SUPPLIED DATA -

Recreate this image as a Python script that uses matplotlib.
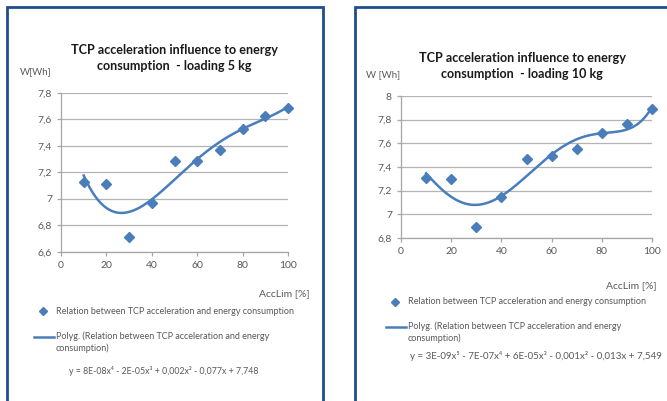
import numpy as np
import matplotlib.pyplot as plt
from matplotlib.patches import Rectangle

plt.rcParams['font.family'] = ['Lato', 'DejaVu Sans']

# data
acc_lim = [10, 20, 30, 40, 50, 60, 70, 80, 90, 100]
energy_5kg = [7.13, 7.11, 6.71, 6.97, 7.29, 7.29, 7.37, 7.53, 7.63, 7.69]
energy_10kg = [7.31, 7.30, 6.89, 7.15, 7.47, 7.49, 7.55, 7.69, 7.76, 7.89]

titles = ["TCP acceleration influence to energy\nconsumption  - loading 5 kg",
          "TCP acceleration influence to energy\nconsumption  - loading 10 kg"]
ylabels = ["W[Wh]", "W [Wh]"]
equations = ["y = 8E-08x\u2074 - 2E-05x\u00b3 + 0,002x\u00b2 - 0,077x + 7,748",
             "y = 3E-09x\u2075 - 7E-07x\u2074 + 6E-05x\u00b3 - 0,001x\u00b2 - 0,013x + 7,549"]
legend_pts = "Relation between TCP acceleration and energy consumption"
legend_fit = "Polyg. (Relation between TCP acceleration and energy\nconsumption)"

W, H = 667, 401
blue = '#4a7ebb'
border = '#1f4e8f'
gray_txt = '#595959'

fig = plt.figure(figsize=(W / 100, H / 100), dpi=100)


def fx(px):
    return px / W


def fy(py):
    return 1 - py / H


def comma(v, pos=None):
    s = ('%.1f' % v).rstrip('0').rstrip('.')
    return s.replace('.', ',')


# panel frames
fig.patches.append(Rectangle((fx(7), fy(420)), fx(316), fy(7) - fy(420),
                             transform=fig.transFigure, fill=False,
                             ec=border, lw=2))
fig.patches.append(Rectangle((fx(355), fy(420)), fx(330), fy(7) - fy(420),
                             transform=fig.transFigure, fill=False,
                             ec=border, lw=2))

panels = [
    dict(y=energy_5kg, deg=4, box=(61, 93, 288, 252), ylim=(6.6, 7.8),
         title_xy=(174, 58), ylab_xy=(36, 72), xlab_xy=(310, 294),
         leg_x=43, leg_y=(311, 337, 371), eq_x=69, eq_fs=6.3),
    dict(y=energy_10kg, deg=5, box=(401, 96, 652, 238), ylim=(6.8, 8.0),
         title_xy=(522, 66), ylab_xy=(383, 75), xlab_xy=(657, 286),
         leg_x=395, leg_y=(302, 327, 356), eq_x=410, eq_fs=7),
]

for i, p in enumerate(panels):
    x0, y0, x1, y1 = p['box']
    ax = fig.add_axes([fx(x0), fy(y1), fx(x1 - x0), fy(y0) - fy(y1)])
    ax.set_xlim(0, 100)
    ax.set_ylim(*p['ylim'])
    ax.set_xticks(range(0, 101, 20))
    ax.set_yticks(np.arange(p['ylim'][0], p['ylim'][1] + 0.01, 0.2))
    ax.yaxis.set_major_formatter(plt.FuncFormatter(comma))
    ax.grid(axis='y', color='#b4b4b4', lw=0.9)
    ax.set_axisbelow(True)
    for s in ['top', 'right']:
        ax.spines[s].set_visible(False)
    for s in ['left', 'bottom']:
        ax.spines[s].set_color('#a6a6a6')
        ax.spines[s].set_linewidth(0.9)
    ax.tick_params(colors='#a6a6a6', labelcolor=gray_txt, labelsize=7.5,
                   length=3, width=0.9, direction='out')

    # polynomial trend line fitted to the points
    coef = np.polyfit(acc_lim, p['y'], p['deg'])
    xs = np.linspace(acc_lim[0], acc_lim[-1], 200)
    ax.plot(xs, np.polyval(coef, xs), color=blue, lw=1.8, zorder=2)
    ax.plot(acc_lim, p['y'], 'D', color=blue, ms=4.8, zorder=3, clip_on=False)

    tx, ty = p['title_xy']
    fig.text(fx(tx), fy(ty), titles[i], ha='center', va='center',
             fontsize=9.1, fontweight='bold', color='#1a1a1a', linespacing=1.35)
    fig.text(fx(p['ylab_xy'][0]), fy(p['ylab_xy'][1]), ylabels[i],
             ha='center', va='center', fontsize=7, color=gray_txt)
    fig.text(fx(p['xlab_xy'][0]), fy(p['xlab_xy'][1]), "AccLim [%]",
             ha='right', va='center', fontsize=7.5, color=gray_txt)

    lx = p['leg_x']
    ly_pts, ly_fit, ly_eq = p['leg_y']
    fig.lines.append(plt.Line2D([fx(lx)], [fy(ly_pts)], marker='D', ms=4,
                                color=blue, transform=fig.transFigure))
    fig.text(fx(lx + 13), fy(ly_pts), legend_pts, ha='left', va='center',
             fontsize=6.5, color=gray_txt)
    fig.lines.append(plt.Line2D([fx(lx - 9), fx(lx + 11)], [fy(ly_fit)] * 2,
                                lw=1.8, color=blue, transform=fig.transFigure))
    fig.text(fx(lx + 13), fy(ly_fit - 6), legend_fit, ha='left', va='top',
             fontsize=6.5, color=gray_txt, linespacing=1.45)
    fig.text(fx(p['eq_x']), fy(ly_eq), equations[i], ha='left', va='center',
             fontsize=p['eq_fs'], color=gray_txt)

fig.savefig('out.png', dpi=100)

THE EXERCISE - All of the lines above should be printed exactly, minus the pictures.

EXERCISE ANSWER -
Recreate this image as a Python script that uses matplotlib.
import numpy as np
import matplotlib.pyplot as plt
from matplotlib.patches import Rectangle

plt.rcParams['font.family'] = ['Lato', 'DejaVu Sans']

# data
acc_lim = [10, 20, 30, 40, 50, 60, 70, 80, 90, 100]
energy_5kg = [7.13, 7.11, 6.71, 6.97, 7.29, 7.29, 7.37, 7.53, 7.63, 7.69]
energy_10kg = [7.31, 7.30, 6.89, 7.15, 7.47, 7.49, 7.55, 7.69, 7.76, 7.89]

titles = ["TCP acceleration influence to energy\nconsumption  - loading 5 kg",
          "TCP acceleration influence to energy\nconsumption  - loading 10 kg"]
ylabels = ["W[Wh]", "W [Wh]"]
equations = ["y = 8E-08x\u2074 - 2E-05x\u00b3 + 0,002x\u00b2 - 0,077x + 7,748",
             "y = 3E-09x\u2075 - 7E-07x\u2074 + 6E-05x\u00b3 - 0,001x\u00b2 - 0,013x + 7,549"]
legend_pts = "Relation between TCP acceleration and energy consumption"
legend_fit = "Polyg. (Relation between TCP acceleration and energy\nconsumption)"

W, H = 667, 401
blue = '#4a7ebb'
border = '#1f4e8f'
gray_txt = '#595959'

fig = plt.figure(figsize=(W / 100, H / 100), dpi=100)


def fx(px):
    return px / W


def fy(py):
    return 1 - py / H


def comma(v, pos=None):
    s = ('%.1f' % v).rstrip('0').rstrip('.')
    return s.replace('.', ',')


# panel frames
fig.patches.append(Rectangle((fx(7), fy(420)), fx(316), fy(7) - fy(420),
                             transform=fig.transFigure, fill=False,
                             ec=border, lw=2))
fig.patches.append(Rectangle((fx(355), fy(420)), fx(330), fy(7) - fy(420),
                             transform=fig.transFigure, fill=False,
                             ec=border, lw=2))

panels = [
    dict(y=energy_5kg, deg=4, box=(61, 93, 288, 252), ylim=(6.6, 7.8),
         title_xy=(174, 58), ylab_xy=(36, 72), xlab_xy=(310, 294),
         leg_x=43, leg_y=(311, 337, 371), eq_x=69, eq_fs=6.3),
    dict(y=energy_10kg, deg=5, box=(401, 96, 652, 238), ylim=(6.8, 8.0),
         title_xy=(522, 66), ylab_xy=(383, 75), xlab_xy=(657, 286),
         leg_x=395, leg_y=(302, 327, 356), eq_x=410, eq_fs=7),
]

for i, p in enumerate(panels):
    x0, y0, x1, y1 = p['box']
    ax = fig.add_axes([fx(x0), fy(y1), fx(x1 - x0), fy(y0) - fy(y1)])
    ax.set_xlim(0, 100)
    ax.set_ylim(*p['ylim'])
    ax.set_xticks(range(0, 101, 20))
    ax.set_yticks(np.arange(p['ylim'][0], p['ylim'][1] + 0.01, 0.2))
    ax.yaxis.set_major_formatter(plt.FuncFormatter(comma))
    ax.grid(axis='y', color='#b4b4b4', lw=0.9)
    ax.set_axisbelow(True)
    for s in ['top', 'right']:
        ax.spines[s].set_visible(False)
    for s in ['left', 'bottom']:
        ax.spines[s].set_color('#a6a6a6')
        ax.spines[s].set_linewidth(0.9)
    ax.tick_params(colors='#a6a6a6', labelcolor=gray_txt, labelsize=7.5,
                   length=3, width=0.9, direction='out')

    # polynomial trend line fitted to the points
    coef = np.polyfit(acc_lim, p['y'], p['deg'])
    xs = np.linspace(acc_lim[0], acc_lim[-1], 200)
    ax.plot(xs, np.polyval(coef, xs), color=blue, lw=1.8, zorder=2)
    ax.plot(acc_lim, p['y'], 'D', color=blue, ms=4.8, zorder=3, clip_on=False)

    tx, ty = p['title_xy']
    fig.text(fx(tx), fy(ty), titles[i], ha='center', va='center',
             fontsize=9.1, fontweight='bold', color='#1a1a1a', linespacing=1.35)
    fig.text(fx(p['ylab_xy'][0]), fy(p['ylab_xy'][1]), ylabels[i],
             ha='center', va='center', fontsize=7, color=gray_txt)
    fig.text(fx(p['xlab_xy'][0]), fy(p['xlab_xy'][1]), "AccLim [%]",
             ha='right', va='center', fontsize=7.5, color=gray_txt)

    lx = p['leg_x']
    ly_pts, ly_fit, ly_eq = p['leg_y']
    fig.lines.append(plt.Line2D([fx(lx)], [fy(ly_pts)], marker='D', ms=4,
                                color=blue, transform=fig.transFigure))
    fig.text(fx(lx + 13), fy(ly_pts), legend_pts, ha='left', va='center',
             fontsize=6.5, color=gray_txt)
    fig.lines.append(plt.Line2D([fx(lx - 9), fx(lx + 11)], [fy(ly_fit)] * 2,
                                lw=1.8, color=blue, transform=fig.transFigure))
    fig.text(fx(lx + 13), fy(ly_fit - 6), legend_fit, ha='left', va='top',
             fontsize=6.5, color=gray_txt, linespacing=1.45)
    fig.text(fx(p['eq_x']), fy(ly_eq), equations[i], ha='left', va='center',
             fontsize=p['eq_fs'], color=gray_txt)

fig.savefig('out.png', dpi=100)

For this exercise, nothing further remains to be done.